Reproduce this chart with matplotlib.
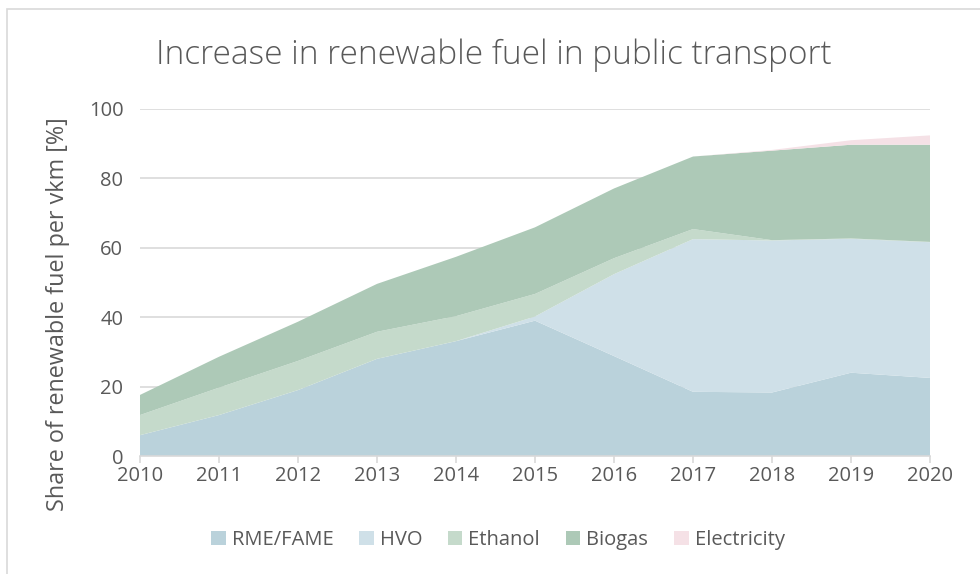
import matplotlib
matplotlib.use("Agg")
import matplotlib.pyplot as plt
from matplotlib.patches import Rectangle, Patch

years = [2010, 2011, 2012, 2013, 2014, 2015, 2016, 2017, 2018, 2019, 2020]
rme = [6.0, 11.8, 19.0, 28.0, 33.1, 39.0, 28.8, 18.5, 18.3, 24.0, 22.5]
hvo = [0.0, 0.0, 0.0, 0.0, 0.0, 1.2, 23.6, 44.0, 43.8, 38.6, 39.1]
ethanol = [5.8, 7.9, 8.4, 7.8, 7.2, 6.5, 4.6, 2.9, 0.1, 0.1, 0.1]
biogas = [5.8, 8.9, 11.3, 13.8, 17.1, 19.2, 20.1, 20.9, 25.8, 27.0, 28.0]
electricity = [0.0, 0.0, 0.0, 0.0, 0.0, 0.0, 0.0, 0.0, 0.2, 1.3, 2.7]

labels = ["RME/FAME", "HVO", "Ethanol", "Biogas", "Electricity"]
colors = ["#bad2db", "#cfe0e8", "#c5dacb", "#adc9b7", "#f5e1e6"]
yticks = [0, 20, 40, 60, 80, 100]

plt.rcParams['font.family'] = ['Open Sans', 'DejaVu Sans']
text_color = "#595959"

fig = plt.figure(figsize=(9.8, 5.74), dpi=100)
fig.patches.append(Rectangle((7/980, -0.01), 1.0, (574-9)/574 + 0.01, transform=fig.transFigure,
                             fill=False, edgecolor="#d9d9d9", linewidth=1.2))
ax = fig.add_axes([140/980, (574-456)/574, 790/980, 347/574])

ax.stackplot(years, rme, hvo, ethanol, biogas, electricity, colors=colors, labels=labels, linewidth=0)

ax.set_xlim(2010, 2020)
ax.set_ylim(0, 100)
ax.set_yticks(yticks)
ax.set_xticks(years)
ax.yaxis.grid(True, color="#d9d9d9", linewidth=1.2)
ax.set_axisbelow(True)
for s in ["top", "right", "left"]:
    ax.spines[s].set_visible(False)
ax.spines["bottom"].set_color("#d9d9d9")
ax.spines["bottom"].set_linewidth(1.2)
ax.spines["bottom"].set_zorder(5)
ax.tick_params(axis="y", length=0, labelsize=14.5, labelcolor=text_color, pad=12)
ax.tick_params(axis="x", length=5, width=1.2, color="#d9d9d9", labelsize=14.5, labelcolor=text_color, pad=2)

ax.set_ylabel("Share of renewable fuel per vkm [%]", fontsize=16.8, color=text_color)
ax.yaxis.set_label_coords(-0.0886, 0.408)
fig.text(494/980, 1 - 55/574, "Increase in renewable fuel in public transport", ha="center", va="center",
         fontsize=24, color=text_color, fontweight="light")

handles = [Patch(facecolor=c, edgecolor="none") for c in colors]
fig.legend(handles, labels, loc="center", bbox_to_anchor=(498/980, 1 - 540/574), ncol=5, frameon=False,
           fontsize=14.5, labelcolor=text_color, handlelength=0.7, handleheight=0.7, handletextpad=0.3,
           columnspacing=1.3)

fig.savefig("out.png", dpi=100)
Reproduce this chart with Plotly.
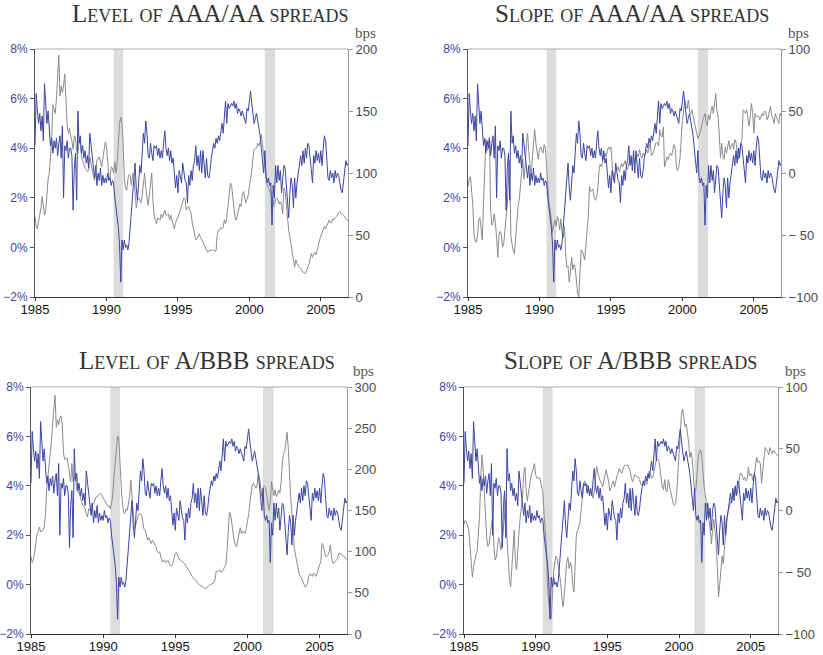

══════

● **Your task**: Omit the pictures and reproduce the listing exactly.

● **Exercise response**:
Reproduce this chart with matplotlib.
import matplotlib
matplotlib.use("Agg")
import matplotlib.pyplot as plt
from matplotlib.patches import Rectangle, Patch

years = [2010, 2011, 2012, 2013, 2014, 2015, 2016, 2017, 2018, 2019, 2020]
rme = [6.0, 11.8, 19.0, 28.0, 33.1, 39.0, 28.8, 18.5, 18.3, 24.0, 22.5]
hvo = [0.0, 0.0, 0.0, 0.0, 0.0, 1.2, 23.6, 44.0, 43.8, 38.6, 39.1]
ethanol = [5.8, 7.9, 8.4, 7.8, 7.2, 6.5, 4.6, 2.9, 0.1, 0.1, 0.1]
biogas = [5.8, 8.9, 11.3, 13.8, 17.1, 19.2, 20.1, 20.9, 25.8, 27.0, 28.0]
electricity = [0.0, 0.0, 0.0, 0.0, 0.0, 0.0, 0.0, 0.0, 0.2, 1.3, 2.7]

labels = ["RME/FAME", "HVO", "Ethanol", "Biogas", "Electricity"]
colors = ["#bad2db", "#cfe0e8", "#c5dacb", "#adc9b7", "#f5e1e6"]
yticks = [0, 20, 40, 60, 80, 100]

plt.rcParams['font.family'] = ['Open Sans', 'DejaVu Sans']
text_color = "#595959"

fig = plt.figure(figsize=(9.8, 5.74), dpi=100)
fig.patches.append(Rectangle((7/980, -0.01), 1.0, (574-9)/574 + 0.01, transform=fig.transFigure,
                             fill=False, edgecolor="#d9d9d9", linewidth=1.2))
ax = fig.add_axes([140/980, (574-456)/574, 790/980, 347/574])

ax.stackplot(years, rme, hvo, ethanol, biogas, electricity, colors=colors, labels=labels, linewidth=0)

ax.set_xlim(2010, 2020)
ax.set_ylim(0, 100)
ax.set_yticks(yticks)
ax.set_xticks(years)
ax.yaxis.grid(True, color="#d9d9d9", linewidth=1.2)
ax.set_axisbelow(True)
for s in ["top", "right", "left"]:
    ax.spines[s].set_visible(False)
ax.spines["bottom"].set_color("#d9d9d9")
ax.spines["bottom"].set_linewidth(1.2)
ax.spines["bottom"].set_zorder(5)
ax.tick_params(axis="y", length=0, labelsize=14.5, labelcolor=text_color, pad=12)
ax.tick_params(axis="x", length=5, width=1.2, color="#d9d9d9", labelsize=14.5, labelcolor=text_color, pad=2)

ax.set_ylabel("Share of renewable fuel per vkm [%]", fontsize=16.8, color=text_color)
ax.yaxis.set_label_coords(-0.0886, 0.408)
fig.text(494/980, 1 - 55/574, "Increase in renewable fuel in public transport", ha="center", va="center",
         fontsize=24, color=text_color, fontweight="light")

handles = [Patch(facecolor=c, edgecolor="none") for c in colors]
fig.legend(handles, labels, loc="center", bbox_to_anchor=(498/980, 1 - 540/574), ncol=5, frameon=False,
           fontsize=14.5, labelcolor=text_color, handlelength=0.7, handleheight=0.7, handletextpad=0.3,
           columnspacing=1.3)

fig.savefig("out.png", dpi=100)
Reproduce this chart with Plotly.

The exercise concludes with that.